* BEGIN Data excerpt *

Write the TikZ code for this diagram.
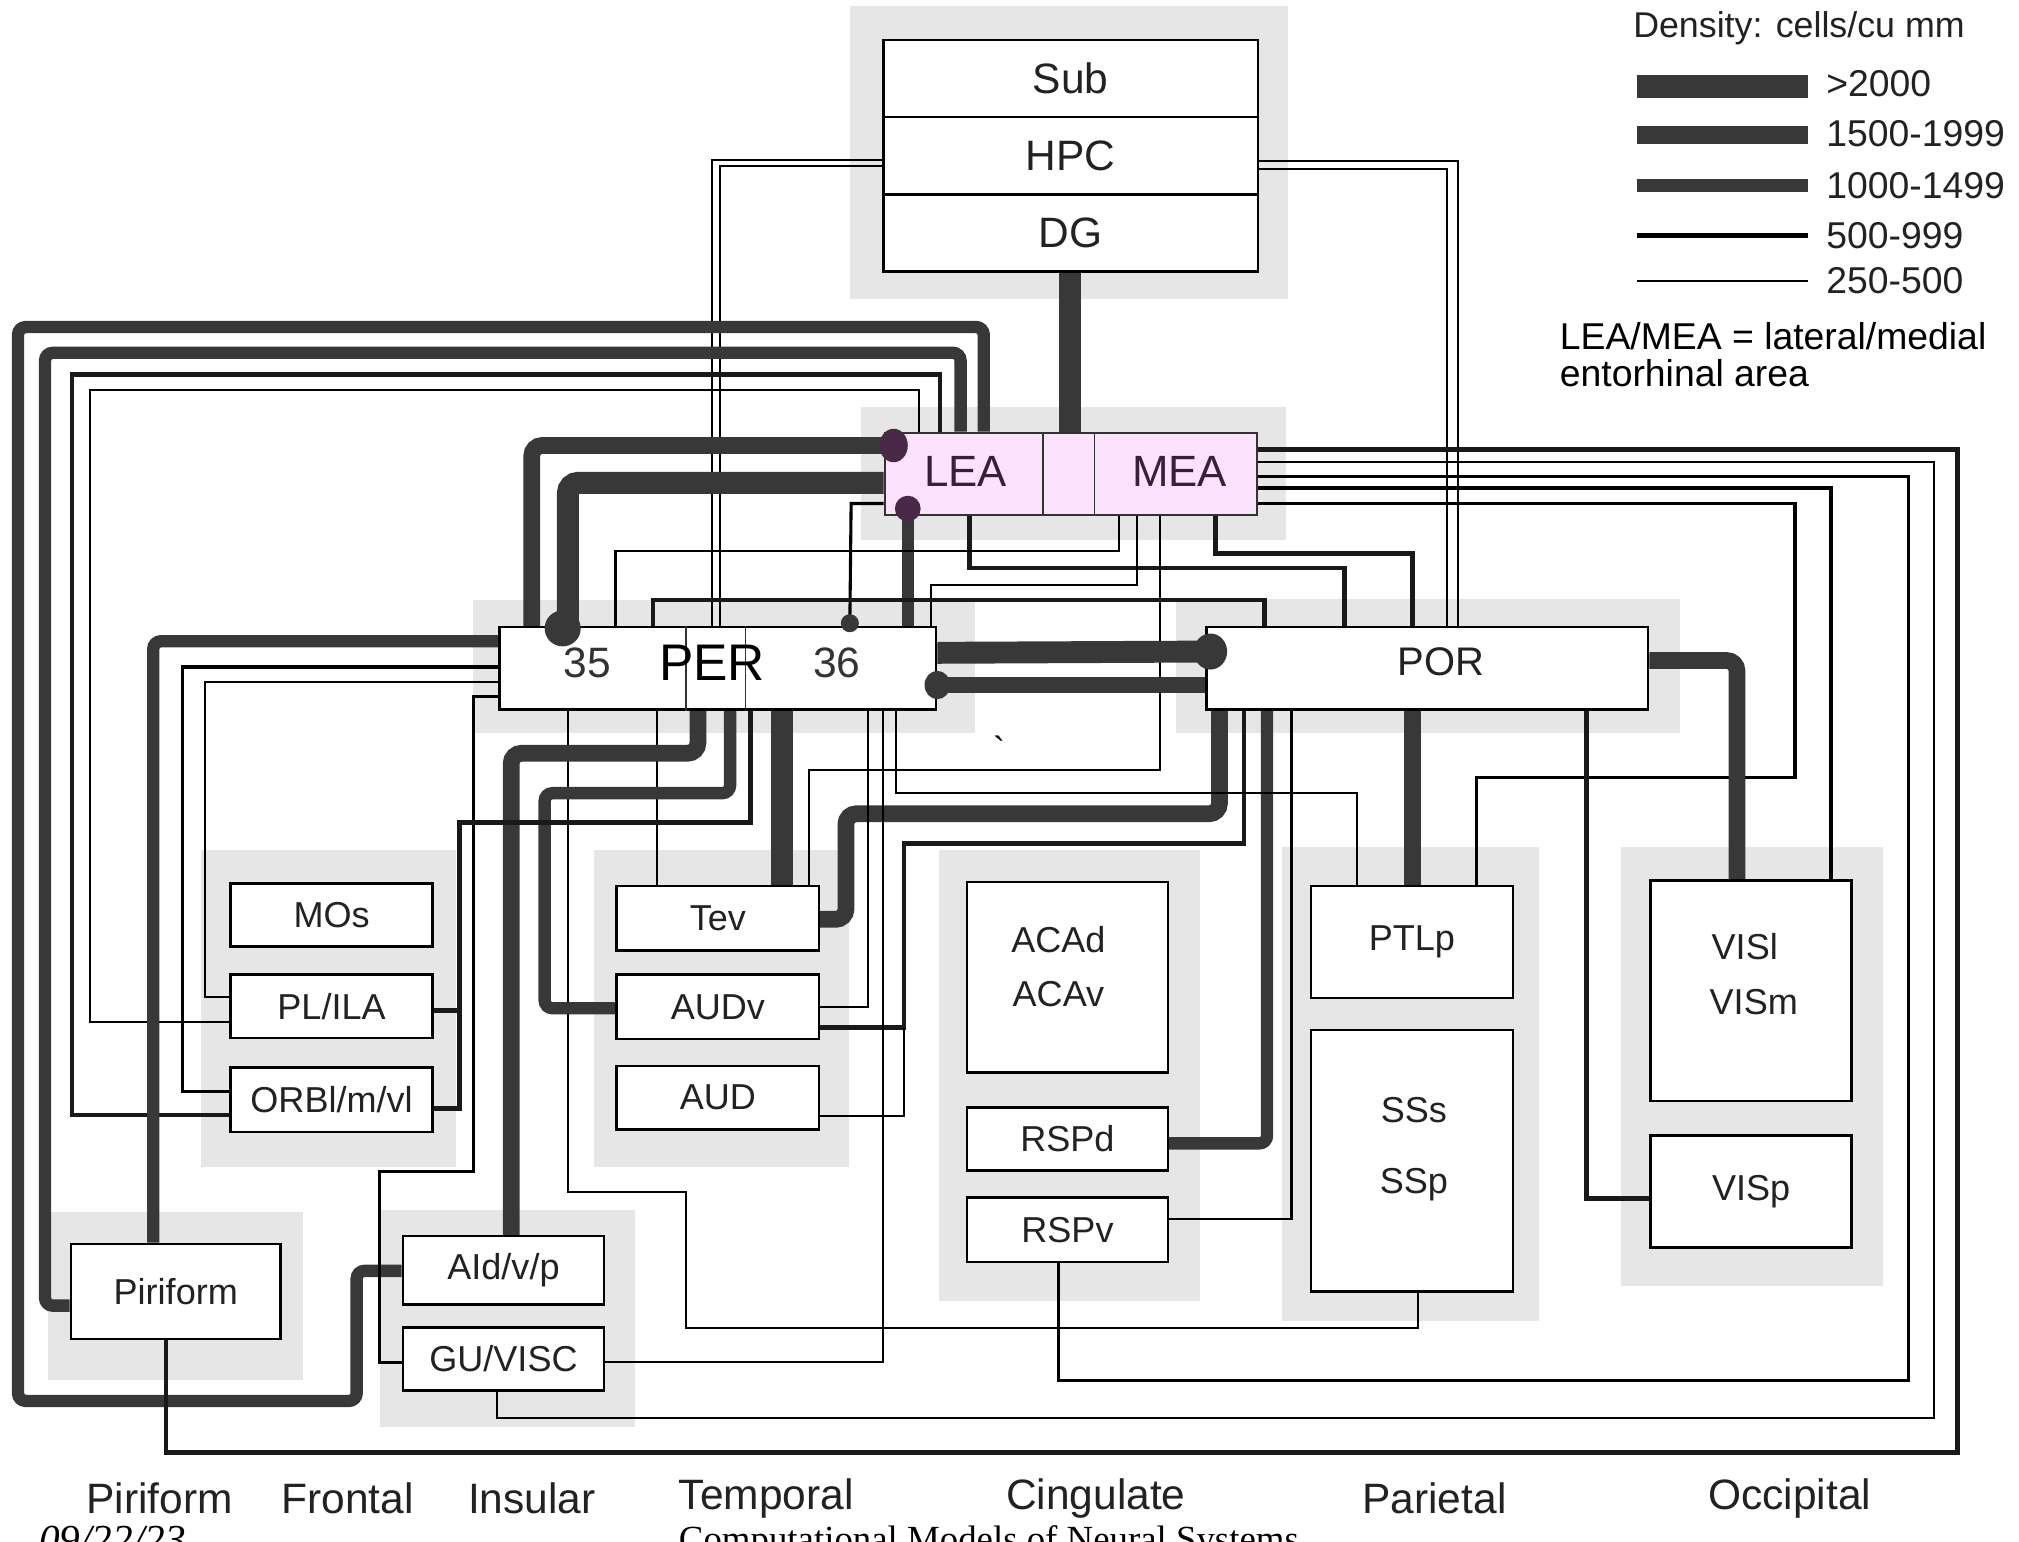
\documentclass[tikz,border=0pt]{standalone}
\usepackage{fontspec}
\setmainfont{Liberation Sans}
\newfontfamily\footserif{Liberation Serif}
\pgfdeclarelayer{back}
\pgfdeclarelayer{lines}
\pgfdeclarelayer{front}
\pgfsetlayers{back,lines,main,front}
\definecolor{thickc}{HTML}{383838}
\definecolor{grp}{HTML}{E6E6E6}
\definecolor{entfill}{HTML}{FBE4FB}
\definecolor{entdot}{HTML}{4A2848}
\definecolor{enttext}{HTML}{3A1F3A}
\definecolor{boxtext}{HTML}{222222}
\tikzset{
  box/.style={draw=black, line width=1pt, fill=white, inner sep=0pt, text=boxtext, font=\fontsize{14}{16}\selectfont},
  sbox/.style={box, minimum width=78.5pt, minimum height=24.5pt},
  lab/.style={inner sep=0pt, text=boxtext, font=\fontsize{14}{16}\selectfont},
  big/.style={inner sep=0pt, text=boxtext, font=\fontsize{16.5}{18}\selectfont},
  wa/.style={line width=0.8pt, draw=black},
  wb/.style={line width=1.2pt, draw=black},
  wc/.style={line width=1.8pt, draw=black!90},
  wd/.style={line width=4.8pt, draw=thickc, rounded corners=3pt},
  we/.style={line width=6.5pt, draw=thickc, rounded corners=4pt},
  wf/.style={line width=8.5pt, draw=thickc, rounded corners=4pt},
  divider/.style={line width=0.7pt, draw=black!80},
}
\begin{document}
\begin{tikzpicture}[x=0.5pt,y=-0.5pt]
\useasboundingbox (0,0) rectangle (1568,1197);
\begin{pgfonlayer}{back}
\fill[white] (0,0) rectangle (1568,1197);
\fill[grp] (660,5) rectangle (1000,232);
\fill[grp] (669,316) rectangle (999,419);
\fill[grp] (367,466) rectangle (757,569);
\fill[grp] (913,465) rectangle (1305,569);
\fill[grp] (156,660) rectangle (354,906);
\fill[grp] (461,660) rectangle (659,906);
\fill[grp] (729,660) rectangle (932,1010);
\fill[grp] (996,658) rectangle (1195,1026);
\fill[grp] (1259,658) rectangle (1462,999);
\fill[grp] (37,941) rectangle (235,1072);
\fill[grp] (295,940) rectangle (493,1108);
\end{pgfonlayer}

% ---------- boxes ----------
\node[box, minimum width=145.5pt, minimum height=30pt, font=\fontsize{16.5}{18}\selectfont] (sub) at (831.5,61) {Sub};
\node[box, minimum width=145.5pt, minimum height=30pt, font=\fontsize{16.5}{18}\selectfont] (hpc) at (831.5,121) {HPC};
\node[box, minimum width=145.5pt, minimum height=30pt, font=\fontsize{16.5}{18}\selectfont] (dg) at (831.5,181) {DG};

\node[box, fill=entfill, draw=black!80, line width=0.8pt, minimum width=144.5pt, minimum height=32pt] (ent) at (831.5,368) {};
\draw[divider] (810,0 |- ent.north) -- (810,0 |- ent.south);
\draw[divider] (850,0 |- ent.north) -- (850,0 |- ent.south);
\node[inner sep=0pt, text=enttext, font=\fontsize{17}{19}\selectfont] (lealab) at (750,366) {LEA};
\node[inner sep=0pt, text=enttext, font=\fontsize{17}{19}\selectfont] (mealab) at (916,366) {MEA};

\node[box, minimum width=169.5pt, minimum height=32pt] (per) at (557.5,519) {};
\draw[divider] (533,0 |- per.north) -- (533,0 |- per.south);
\draw[divider] (579,0 |- per.north) -- (579,0 |- per.south);
\node[big, text=black!80] (t35) at (456,515) {35};
\node[big, text=black!80] (t36) at (650,515) {36};

\node[box, minimum width=171.5pt, minimum height=32pt] (por) at (1108.5,519) {};
\node[big, font=\fontsize{15.5}{17}\selectfont] (porlab) at (1119,514) {POR};

\node[sbox] (mos) at (257.5,710.5) {MOs};
\node[sbox] (pl) at (257.5,781.5) {PL/ILA};
\node[sbox, minimum height=25pt] (orb) at (257.5,854) {ORBl/m/vl};
\node[sbox, minimum height=25pt] (tev) at (557.5,713) {Tev};
\node[sbox, minimum height=25pt] (audv) at (557.5,782) {AUDv};
\node[sbox] (aud) at (557.5,852.5) {AUD};
\node[box, minimum width=78pt, minimum height=74pt] (aca) at (829,759) {};
\node[lab] (acad) at (822,730) {ACAd};
\node[lab] (acav) at (822,772) {ACAv};
\node[sbox, minimum width=78pt] (rspd) at (829,884.5) {RSPd};
\node[sbox, minimum width=78pt, minimum height=25pt] (rspv) at (829,955) {RSPv};
\node[box, minimum width=78.5pt, minimum height=43.5pt] (ptlp) at (1096.5,731.5) {PTLp};
\node[box, minimum width=78.5pt, minimum height=101.5pt] (ss) at (1096.5,901.5) {};
\node[lab] (sss) at (1098,862) {SSs};
\node[lab] (ssp) at (1098,920) {SSp};
\node[box, minimum width=78pt, minimum height=85.5pt] (visl) at (1360,769.5) {};
\node[lab] (visllab) at (1355,735) {VISl};
\node[lab] (vismlab) at (1362,778) {VISm};
\node[box, minimum width=78pt, minimum height=43.5pt] (visp) at (1360,925.5) {VISp};
\node[box, minimum width=81.5pt, minimum height=37pt] (pir) at (136.5,1003) {Piriform};
\node[box, minimum width=78pt, minimum height=26.5pt] (aid) at (391,986.5) {AId/v/p};
\node[sbox, minimum width=78pt] (gu) at (391,1055.5) {GU/VISC};

% ---------- dot coordinates ----------
\coordinate (dA) at (694,346);
\coordinate (dB) at (705,395);
\coordinate (dC) at (437,488);
\coordinate (dD) at (660,484);
\coordinate (dE) at (940,506);
\coordinate (dF) at (728,532);

% ---------- connectors ----------
\begin{pgfonlayer}{lines}
% hippocampus
\draw[wf] (831,0 |- dg.south) -- (831,0 |- ent.north);
\draw[wa] (hpc.west |- 0,124) -- (553,124) -- (553,0 |- per.north);
\draw[wa] (hpc.west |- 0,129) -- (559,129) -- (559,0 |- per.north);
\draw[wa] (hpc.east |- 0,125) -- (1132,125) -- (1132,0 |- por.north);
\draw[wa] (hpc.east |- 0,131) -- (1124,131) -- (1124,0 |- por.north);
% entorhinal top loops (left)
\draw[wd] (764,0 |- ent.north) -- (764,254) -- (14,254) -- (14,1088) -- (277,1088) -- (277,987) -- (aid.west |- 0,987);
\draw[wd] (746,0 |- ent.north) -- (746,274) -- (35,274) -- (35,1014) -- (pir.west |- 0,1014);
\draw[wc] (730,0 |- ent.north) -- (730,291) -- (56,291) -- (56,866) -- (orb.west |- 0,866);
\draw[wa] (714,0 |- ent.north) -- (714,303) -- (70,303) -- (70,794) -- (pl.west |- 0,794);
% entorhinal to PER
\draw[we] (dA) -- (413,346) -- (413,0 |- per.north);
\draw[wf] (ent.west |- 0,375) -- (441,375) -- (441,0 |- per.north);
\draw[wb] (ent.west |- 0,391) -- (661,391) -- (dD);
\draw[wd] (dB) -- (705,0 |- per.north);
% entorhinal bottom
\draw[wc] (753,0 |- ent.south) -- (753,441) -- (1044,441) -- (1044,0 |- por.north);
\draw[wa] (869,0 |- ent.south) -- (869,428) -- (478,428) -- (478,0 |- per.north);
\draw[wa] (883,0 |- ent.south) -- (883,454) -- (723,454) -- (723,0 |- per.north);
\draw[wa] (901,0 |- ent.south) -- (901,598) -- (628,598) -- (628,0 |- tev.north);
\draw[wc] (944,0 |- ent.south) -- (944,430) -- (1097,430) -- (1097,0 |- por.north);
% entorhinal right loops
\draw[wc] (ent.east |- 0,349) -- (1520,349) -- (1520,1128) -- (129,1128) -- (129,0 |- pir.south);
\draw[wa] (ent.east |- 0,359) -- (1502,359) -- (1502,1101) -- (386,1101) -- (386,0 |- gu.south);
\draw[wb] (ent.east |- 0,370) -- (1482,370) -- (1482,1072) -- (822,1072) -- (822,0 |- rspv.south);
\draw[wb] (ent.east |- 0,379) -- (1422,379) -- (1422,0 |- visl.north);
\draw[wb] (ent.east |- 0,391) -- (1394,391) -- (1394,604) -- (1147,604) -- (1147,0 |- ptlp.north);
% PER - POR
\draw[wf] (per.east |- 0,507) -- (dE);
\draw[we] (dF) -- (por.west |- 0,532);
\draw[wc] (507,0 |- per.north) -- (507,466) -- (982,466) -- (982,0 |- por.north);
% POR outputs
\draw[we] (947,0 |- por.south) -- (947,632) -- (657,632) -- (657,714) -- (tev.east |- 0,714);
\draw[wc] (966,0 |- por.south) -- (966,655) -- (702,655) -- (702,798) -- (audv.east |- 0,798);
\draw[wa] (702,798) -- (702,867) -- (aud.east |- 0,867);
\draw[wd] (984,0 |- por.south) -- (984,888) -- (rspd.east |- 0,888);
\draw[wa] (1003,0 |- por.south) -- (1003,947) -- (rspv.east |- 0,947);
\draw[we] (1097,0 |- por.south) -- (1097,0 |- ptlp.north);
\draw[wc] (1232,0 |- por.south) -- (1232,931) -- (visp.west |- 0,931);
\draw[we] (por.east |- 0,513) -- (1349,513) -- (1349,0 |- visl.north);
% PER left
\draw[wd] (per.west |- 0,498) -- (119,498) -- (119,0 |- pir.north);
\draw[wb] (per.west |- 0,518) -- (142,518) -- (142,848) -- (orb.west |- 0,848);
\draw[wa] (per.west |- 0,530) -- (159,530) -- (159,774) -- (pl.west |- 0,774);
\draw[wb] (per.west |- 0,541) -- (368,541) -- (368,910) -- (295,910) -- (295,1058) -- (gu.west |- 0,1058);
% PER bottom
\draw[wa] (441,0 |- per.south) -- (441,926) -- (533,926) -- (533,1031) -- (1101,1031) -- (1101,0 |- ss.south);
\draw[wa] (510,0 |- per.south) -- (510,0 |- tev.north);
\draw[we] (542,0 |- per.south) -- (542,585) -- (397,585) -- (397,0 |- aid.north);
\draw[wd] (567,0 |- per.south) -- (567,616) -- (423,616) -- (423,783) -- (audv.west |- 0,783);
\draw[wc] (583,0 |- per.south) -- (583,639) -- (357,639) -- (357,861) -- (orb.east |- 0,861);
\draw[wc] (357,785) -- (pl.east |- 0,785);
\draw[wf] (607,0 |- per.south) -- (607,0 |- tev.north);
\draw[wa] (674,0 |- per.south) -- (674,782) -- (audv.east |- 0,782);
\draw[wa] (686,0 |- per.south) -- (686,1058) -- (gu.east |- 0,1058);
\draw[wa] (696,0 |- per.south) -- (696,616) -- (1054,616) -- (1054,0 |- ptlp.north);
\end{pgfonlayer}

% ---------- dots and overlay text ----------
\begin{pgfonlayer}{front}
\fill[entdot] (dA) ellipse [x radius=5.5pt, y radius=6.5pt];
\fill[entdot] (dB) circle [radius=5pt];
\fill[thickc] (dC) circle [radius=7pt];
\fill[thickc] (dD) circle [radius=3.5pt];
\fill[thickc] (dE) ellipse [x radius=6.5pt, y radius=7pt];
\fill[thickc] (dF) ellipse [x radius=5pt, y radius=5.5pt];
\node[inner sep=0pt, text=black, font=\fontsize{20}{22}\selectfont] (perlab) at (553,515) {PER};
\end{pgfonlayer}
\node[inner sep=0pt, font=\fontsize{14}{16}\selectfont] (tick) at (776,582) {\textasciigrave};

% ---------- legend ----------
\node[lab, anchor=west, font=\fontsize{13.9}{16}\selectfont] (legtitle) at (1268,22) {Density: cells/cu mm};
\draw[line width=9pt, draw=thickc] (1271,67) -- (1404,67);
\draw[line width=7pt, draw=thickc] (1271,105) -- (1404,105);
\draw[line width=5pt, draw=thickc] (1271,144) -- (1404,144);
\draw[line width=1.8pt, draw=black] (1271,183) -- (1404,183);
\draw[line width=0.8pt, draw=black] (1271,218) -- (1404,218);
\node[lab, anchor=west, font=\fontsize{14.5}{16}\selectfont] (l1) at (1418,65) {>2000};
\node[lab, anchor=west, font=\fontsize{14.5}{16}\selectfont] (l2) at (1418,104) {1500-1999};
\node[lab, anchor=west, font=\fontsize{14.5}{16}\selectfont] (l3) at (1418,144) {1000-1499};
\node[lab, anchor=west, font=\fontsize{14.5}{16}\selectfont] (l4) at (1418,183) {500-999};
\node[lab, anchor=west, font=\fontsize{14.5}{16}\selectfont] (l5) at (1418,218) {250-500};
\node[inner sep=0pt, anchor=west, font=\fontsize{14.5}{16}\selectfont] (note1) at (1211,261) {LEA/MEA = lateral/medial};
\node[inner sep=0pt, anchor=west, font=\fontsize{14.5}{16}\selectfont] (note2) at (1211,290) {entorhinal area};

% ---------- region labels ----------
\node[big] (rpir) at (124,1164) {Piriform};
\node[big] (rfro) at (270,1164) {Frontal};
\node[big] (rins) at (413,1164) {Insular};
\node[big] (rtem) at (595,1164) {Temporal};
\node[big] (rcin) at (851,1164) {Cingulate};
\node[big] (rpar) at (1114,1164) {Parietal};
\node[big] (rocc) at (1390,1164) {Occipital};

% ---------- footer (cut off by the page edge) ----------
\node[inner sep=0pt, anchor=north west, font=\footserif\itshape\fontsize{16}{18}\selectfont] (fdate) at (30,1185) {09/22/23};
\node[inner sep=0pt, anchor=north, font=\footserif\fontsize{14.3}{16}\selectfont] (ftitle) at (768,1184) {Computational Models of Neural Systems};
\end{tikzpicture}
\end{document}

* END Data excerpt *

== Your objective ==
Starting at the top of the listing above, reproduce each line up to and including the one with "(dg) at (831.5,181)"; omit the pictures.

== Exercise output ==
Write the TikZ code for this diagram.
\documentclass[tikz,border=0pt]{standalone}
\usepackage{fontspec}
\setmainfont{Liberation Sans}
\newfontfamily\footserif{Liberation Serif}
\pgfdeclarelayer{back}
\pgfdeclarelayer{lines}
\pgfdeclarelayer{front}
\pgfsetlayers{back,lines,main,front}
\definecolor{thickc}{HTML}{383838}
\definecolor{grp}{HTML}{E6E6E6}
\definecolor{entfill}{HTML}{FBE4FB}
\definecolor{entdot}{HTML}{4A2848}
\definecolor{enttext}{HTML}{3A1F3A}
\definecolor{boxtext}{HTML}{222222}
\tikzset{
  box/.style={draw=black, line width=1pt, fill=white, inner sep=0pt, text=boxtext, font=\fontsize{14}{16}\selectfont},
  sbox/.style={box, minimum width=78.5pt, minimum height=24.5pt},
  lab/.style={inner sep=0pt, text=boxtext, font=\fontsize{14}{16}\selectfont},
  big/.style={inner sep=0pt, text=boxtext, font=\fontsize{16.5}{18}\selectfont},
  wa/.style={line width=0.8pt, draw=black},
  wb/.style={line width=1.2pt, draw=black},
  wc/.style={line width=1.8pt, draw=black!90},
  wd/.style={line width=4.8pt, draw=thickc, rounded corners=3pt},
  we/.style={line width=6.5pt, draw=thickc, rounded corners=4pt},
  wf/.style={line width=8.5pt, draw=thickc, rounded corners=4pt},
  divider/.style={line width=0.7pt, draw=black!80},
}
\begin{document}
\begin{tikzpicture}[x=0.5pt,y=-0.5pt]
\useasboundingbox (0,0) rectangle (1568,1197);
\begin{pgfonlayer}{back}
\fill[white] (0,0) rectangle (1568,1197);
\fill[grp] (660,5) rectangle (1000,232);
\fill[grp] (669,316) rectangle (999,419);
\fill[grp] (367,466) rectangle (757,569);
\fill[grp] (913,465) rectangle (1305,569);
\fill[grp] (156,660) rectangle (354,906);
\fill[grp] (461,660) rectangle (659,906);
\fill[grp] (729,660) rectangle (932,1010);
\fill[grp] (996,658) rectangle (1195,1026);
\fill[grp] (1259,658) rectangle (1462,999);
\fill[grp] (37,941) rectangle (235,1072);
\fill[grp] (295,940) rectangle (493,1108);
\end{pgfonlayer}

% ---------- boxes ----------
\node[box, minimum width=145.5pt, minimum height=30pt, font=\fontsize{16.5}{18}\selectfont] (sub) at (831.5,61) {Sub};
\node[box, minimum width=145.5pt, minimum height=30pt, font=\fontsize{16.5}{18}\selectfont] (hpc) at (831.5,121) {HPC};
\node[box, minimum width=145.5pt, minimum height=30pt, font=\fontsize{16.5}{18}\selectfont] (dg) at (831.5,181) {DG};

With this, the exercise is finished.